TASK REQUIREMENTS: Exactly the lines from the opening of the records through the line containing "fig.savefig('out.png', dpi=100)" should be copied, with both included.

PROVIDED DATA:
◇ ◇ ◇
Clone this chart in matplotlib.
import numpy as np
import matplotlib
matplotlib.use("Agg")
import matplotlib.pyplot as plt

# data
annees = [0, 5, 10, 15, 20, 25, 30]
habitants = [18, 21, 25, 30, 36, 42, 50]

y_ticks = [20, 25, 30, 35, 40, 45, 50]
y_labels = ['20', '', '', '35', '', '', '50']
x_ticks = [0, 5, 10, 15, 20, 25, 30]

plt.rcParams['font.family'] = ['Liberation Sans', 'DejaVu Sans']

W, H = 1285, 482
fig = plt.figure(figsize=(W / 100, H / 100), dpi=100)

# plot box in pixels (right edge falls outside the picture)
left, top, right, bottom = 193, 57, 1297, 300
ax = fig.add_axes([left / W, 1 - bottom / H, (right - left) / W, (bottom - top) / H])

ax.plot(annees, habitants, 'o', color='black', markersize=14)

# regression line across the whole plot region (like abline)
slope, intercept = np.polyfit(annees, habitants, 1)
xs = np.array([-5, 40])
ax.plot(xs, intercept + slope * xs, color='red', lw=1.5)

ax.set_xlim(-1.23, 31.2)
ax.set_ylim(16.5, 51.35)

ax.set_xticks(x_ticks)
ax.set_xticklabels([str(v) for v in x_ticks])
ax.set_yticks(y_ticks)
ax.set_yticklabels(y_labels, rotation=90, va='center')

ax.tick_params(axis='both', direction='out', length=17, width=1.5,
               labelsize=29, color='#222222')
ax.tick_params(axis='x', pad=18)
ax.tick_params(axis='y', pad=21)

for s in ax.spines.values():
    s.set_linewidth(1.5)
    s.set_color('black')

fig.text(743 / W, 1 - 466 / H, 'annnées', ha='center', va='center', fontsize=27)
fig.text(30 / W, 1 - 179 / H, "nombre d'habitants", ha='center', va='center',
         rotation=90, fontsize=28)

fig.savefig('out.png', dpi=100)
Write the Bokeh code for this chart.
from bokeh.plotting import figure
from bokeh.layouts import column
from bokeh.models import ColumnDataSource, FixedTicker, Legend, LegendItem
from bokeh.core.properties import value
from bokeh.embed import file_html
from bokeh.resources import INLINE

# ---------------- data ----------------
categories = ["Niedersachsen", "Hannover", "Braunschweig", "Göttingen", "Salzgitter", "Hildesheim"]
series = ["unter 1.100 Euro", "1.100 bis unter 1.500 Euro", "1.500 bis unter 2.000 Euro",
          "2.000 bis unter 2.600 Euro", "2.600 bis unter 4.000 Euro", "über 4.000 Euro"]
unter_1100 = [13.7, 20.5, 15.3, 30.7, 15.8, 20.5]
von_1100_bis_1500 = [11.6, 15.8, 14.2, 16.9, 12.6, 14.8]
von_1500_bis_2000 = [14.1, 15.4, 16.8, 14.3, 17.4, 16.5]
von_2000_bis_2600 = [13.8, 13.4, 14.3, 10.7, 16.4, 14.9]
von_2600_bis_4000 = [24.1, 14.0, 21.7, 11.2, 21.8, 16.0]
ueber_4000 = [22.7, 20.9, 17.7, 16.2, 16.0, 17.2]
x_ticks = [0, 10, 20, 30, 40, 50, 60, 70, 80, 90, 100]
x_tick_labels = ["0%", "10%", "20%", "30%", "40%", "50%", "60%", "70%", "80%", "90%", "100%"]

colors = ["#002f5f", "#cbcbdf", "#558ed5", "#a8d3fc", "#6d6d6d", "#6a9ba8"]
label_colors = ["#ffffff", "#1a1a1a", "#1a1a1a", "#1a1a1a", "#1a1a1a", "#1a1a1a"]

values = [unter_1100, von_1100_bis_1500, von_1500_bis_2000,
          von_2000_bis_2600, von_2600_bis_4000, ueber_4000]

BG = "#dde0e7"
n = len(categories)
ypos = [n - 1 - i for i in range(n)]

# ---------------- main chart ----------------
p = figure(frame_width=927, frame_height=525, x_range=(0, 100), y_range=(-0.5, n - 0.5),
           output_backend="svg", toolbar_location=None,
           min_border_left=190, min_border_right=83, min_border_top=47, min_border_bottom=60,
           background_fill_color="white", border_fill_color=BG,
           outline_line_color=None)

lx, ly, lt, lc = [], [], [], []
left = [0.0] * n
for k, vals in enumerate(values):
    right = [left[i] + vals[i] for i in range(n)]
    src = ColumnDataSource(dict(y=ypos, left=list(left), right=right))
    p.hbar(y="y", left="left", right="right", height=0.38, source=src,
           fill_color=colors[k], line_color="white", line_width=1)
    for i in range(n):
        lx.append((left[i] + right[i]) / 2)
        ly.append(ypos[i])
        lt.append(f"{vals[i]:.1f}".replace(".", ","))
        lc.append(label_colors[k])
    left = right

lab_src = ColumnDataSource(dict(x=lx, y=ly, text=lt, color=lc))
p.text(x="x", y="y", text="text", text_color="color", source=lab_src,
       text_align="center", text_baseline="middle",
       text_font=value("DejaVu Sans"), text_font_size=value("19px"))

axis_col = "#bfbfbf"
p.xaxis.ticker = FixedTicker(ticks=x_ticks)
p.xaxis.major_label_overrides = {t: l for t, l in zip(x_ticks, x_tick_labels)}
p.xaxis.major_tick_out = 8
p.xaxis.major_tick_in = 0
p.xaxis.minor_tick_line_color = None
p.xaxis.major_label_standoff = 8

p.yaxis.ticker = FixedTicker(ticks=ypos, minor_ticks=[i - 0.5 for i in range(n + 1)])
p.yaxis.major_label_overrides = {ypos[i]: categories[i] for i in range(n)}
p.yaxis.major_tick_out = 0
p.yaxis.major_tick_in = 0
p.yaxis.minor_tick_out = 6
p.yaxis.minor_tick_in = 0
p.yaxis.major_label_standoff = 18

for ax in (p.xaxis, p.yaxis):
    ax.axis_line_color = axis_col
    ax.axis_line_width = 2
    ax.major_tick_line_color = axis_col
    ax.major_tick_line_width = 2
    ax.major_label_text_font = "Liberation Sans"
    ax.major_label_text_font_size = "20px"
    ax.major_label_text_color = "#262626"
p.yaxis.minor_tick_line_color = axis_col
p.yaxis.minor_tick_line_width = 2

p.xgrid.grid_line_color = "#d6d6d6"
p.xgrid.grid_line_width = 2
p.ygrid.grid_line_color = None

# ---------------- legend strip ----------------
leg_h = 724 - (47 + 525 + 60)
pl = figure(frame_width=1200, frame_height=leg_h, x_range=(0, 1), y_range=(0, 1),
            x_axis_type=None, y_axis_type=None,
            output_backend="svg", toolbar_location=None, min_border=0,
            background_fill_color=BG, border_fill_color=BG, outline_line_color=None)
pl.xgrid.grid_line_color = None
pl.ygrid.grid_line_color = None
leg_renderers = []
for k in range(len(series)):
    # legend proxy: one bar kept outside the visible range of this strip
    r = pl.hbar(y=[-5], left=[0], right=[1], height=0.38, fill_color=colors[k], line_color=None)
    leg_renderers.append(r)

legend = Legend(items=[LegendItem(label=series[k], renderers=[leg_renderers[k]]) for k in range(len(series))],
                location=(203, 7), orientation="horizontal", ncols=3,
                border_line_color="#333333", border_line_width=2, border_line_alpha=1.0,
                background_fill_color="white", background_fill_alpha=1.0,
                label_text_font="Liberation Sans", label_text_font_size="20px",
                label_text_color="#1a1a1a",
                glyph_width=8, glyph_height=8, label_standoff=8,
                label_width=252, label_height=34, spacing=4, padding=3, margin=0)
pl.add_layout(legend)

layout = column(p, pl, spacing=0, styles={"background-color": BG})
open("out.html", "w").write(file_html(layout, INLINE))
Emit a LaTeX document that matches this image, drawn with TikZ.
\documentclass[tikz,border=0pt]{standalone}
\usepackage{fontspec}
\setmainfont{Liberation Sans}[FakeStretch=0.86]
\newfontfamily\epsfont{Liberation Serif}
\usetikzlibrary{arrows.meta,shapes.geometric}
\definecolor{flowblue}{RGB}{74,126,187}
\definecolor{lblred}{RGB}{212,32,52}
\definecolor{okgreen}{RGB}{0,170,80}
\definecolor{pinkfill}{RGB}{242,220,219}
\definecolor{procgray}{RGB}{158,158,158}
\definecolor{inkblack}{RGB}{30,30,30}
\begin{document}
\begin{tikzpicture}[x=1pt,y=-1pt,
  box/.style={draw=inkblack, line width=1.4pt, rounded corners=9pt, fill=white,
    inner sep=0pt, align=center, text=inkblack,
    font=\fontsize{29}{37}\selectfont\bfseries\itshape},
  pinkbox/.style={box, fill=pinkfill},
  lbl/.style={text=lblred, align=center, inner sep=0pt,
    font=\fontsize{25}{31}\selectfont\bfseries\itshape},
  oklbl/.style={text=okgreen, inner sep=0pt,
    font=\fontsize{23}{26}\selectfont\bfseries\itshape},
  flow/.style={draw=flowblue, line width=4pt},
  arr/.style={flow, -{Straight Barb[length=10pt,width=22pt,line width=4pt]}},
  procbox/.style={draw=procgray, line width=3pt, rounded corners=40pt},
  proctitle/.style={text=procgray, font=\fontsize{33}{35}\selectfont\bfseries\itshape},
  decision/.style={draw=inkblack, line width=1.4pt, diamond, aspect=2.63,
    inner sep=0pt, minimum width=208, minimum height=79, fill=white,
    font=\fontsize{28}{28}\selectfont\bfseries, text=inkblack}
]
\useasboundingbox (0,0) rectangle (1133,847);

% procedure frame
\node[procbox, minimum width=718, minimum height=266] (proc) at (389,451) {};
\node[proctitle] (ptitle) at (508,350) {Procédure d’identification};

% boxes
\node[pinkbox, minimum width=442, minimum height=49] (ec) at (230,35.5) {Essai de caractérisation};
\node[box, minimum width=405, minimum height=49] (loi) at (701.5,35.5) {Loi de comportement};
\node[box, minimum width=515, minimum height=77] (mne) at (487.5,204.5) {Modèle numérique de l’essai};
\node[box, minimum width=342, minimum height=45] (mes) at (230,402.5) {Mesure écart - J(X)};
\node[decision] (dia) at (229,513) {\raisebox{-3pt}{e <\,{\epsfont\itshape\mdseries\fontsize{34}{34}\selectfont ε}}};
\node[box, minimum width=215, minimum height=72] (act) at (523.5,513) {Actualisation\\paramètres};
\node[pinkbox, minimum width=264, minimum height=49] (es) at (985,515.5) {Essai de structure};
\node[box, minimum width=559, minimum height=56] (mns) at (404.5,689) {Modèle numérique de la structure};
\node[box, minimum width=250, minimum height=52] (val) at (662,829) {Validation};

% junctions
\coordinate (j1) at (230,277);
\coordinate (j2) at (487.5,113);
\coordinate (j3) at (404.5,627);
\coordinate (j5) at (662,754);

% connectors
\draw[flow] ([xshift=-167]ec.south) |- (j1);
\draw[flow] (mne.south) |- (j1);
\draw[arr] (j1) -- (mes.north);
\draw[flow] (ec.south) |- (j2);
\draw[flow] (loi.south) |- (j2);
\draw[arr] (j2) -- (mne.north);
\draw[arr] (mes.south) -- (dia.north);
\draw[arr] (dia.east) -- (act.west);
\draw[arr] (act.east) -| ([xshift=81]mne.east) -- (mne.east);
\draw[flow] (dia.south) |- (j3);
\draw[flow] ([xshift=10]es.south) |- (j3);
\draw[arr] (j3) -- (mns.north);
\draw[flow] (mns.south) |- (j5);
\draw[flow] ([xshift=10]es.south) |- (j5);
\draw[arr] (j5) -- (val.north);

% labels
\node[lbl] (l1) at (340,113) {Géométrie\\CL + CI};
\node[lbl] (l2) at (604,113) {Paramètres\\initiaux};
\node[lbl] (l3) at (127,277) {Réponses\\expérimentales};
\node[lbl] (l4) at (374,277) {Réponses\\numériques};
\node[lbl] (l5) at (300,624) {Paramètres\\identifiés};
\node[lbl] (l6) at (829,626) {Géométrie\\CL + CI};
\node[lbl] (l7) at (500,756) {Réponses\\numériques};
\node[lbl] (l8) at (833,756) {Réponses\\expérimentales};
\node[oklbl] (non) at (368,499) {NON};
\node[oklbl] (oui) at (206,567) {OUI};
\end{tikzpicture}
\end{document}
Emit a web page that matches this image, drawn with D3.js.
◇ ◇ ◇
SOLUTION BELOW:
Clone this chart in matplotlib.
import numpy as np
import matplotlib
matplotlib.use("Agg")
import matplotlib.pyplot as plt

# data
annees = [0, 5, 10, 15, 20, 25, 30]
habitants = [18, 21, 25, 30, 36, 42, 50]

y_ticks = [20, 25, 30, 35, 40, 45, 50]
y_labels = ['20', '', '', '35', '', '', '50']
x_ticks = [0, 5, 10, 15, 20, 25, 30]

plt.rcParams['font.family'] = ['Liberation Sans', 'DejaVu Sans']

W, H = 1285, 482
fig = plt.figure(figsize=(W / 100, H / 100), dpi=100)

# plot box in pixels (right edge falls outside the picture)
left, top, right, bottom = 193, 57, 1297, 300
ax = fig.add_axes([left / W, 1 - bottom / H, (right - left) / W, (bottom - top) / H])

ax.plot(annees, habitants, 'o', color='black', markersize=14)

# regression line across the whole plot region (like abline)
slope, intercept = np.polyfit(annees, habitants, 1)
xs = np.array([-5, 40])
ax.plot(xs, intercept + slope * xs, color='red', lw=1.5)

ax.set_xlim(-1.23, 31.2)
ax.set_ylim(16.5, 51.35)

ax.set_xticks(x_ticks)
ax.set_xticklabels([str(v) for v in x_ticks])
ax.set_yticks(y_ticks)
ax.set_yticklabels(y_labels, rotation=90, va='center')

ax.tick_params(axis='both', direction='out', length=17, width=1.5,
               labelsize=29, color='#222222')
ax.tick_params(axis='x', pad=18)
ax.tick_params(axis='y', pad=21)

for s in ax.spines.values():
    s.set_linewidth(1.5)
    s.set_color('black')

fig.text(743 / W, 1 - 466 / H, 'annnées', ha='center', va='center', fontsize=27)
fig.text(30 / W, 1 - 179 / H, "nombre d'habitants", ha='center', va='center',
         rotation=90, fontsize=28)

fig.savefig('out.png', dpi=100)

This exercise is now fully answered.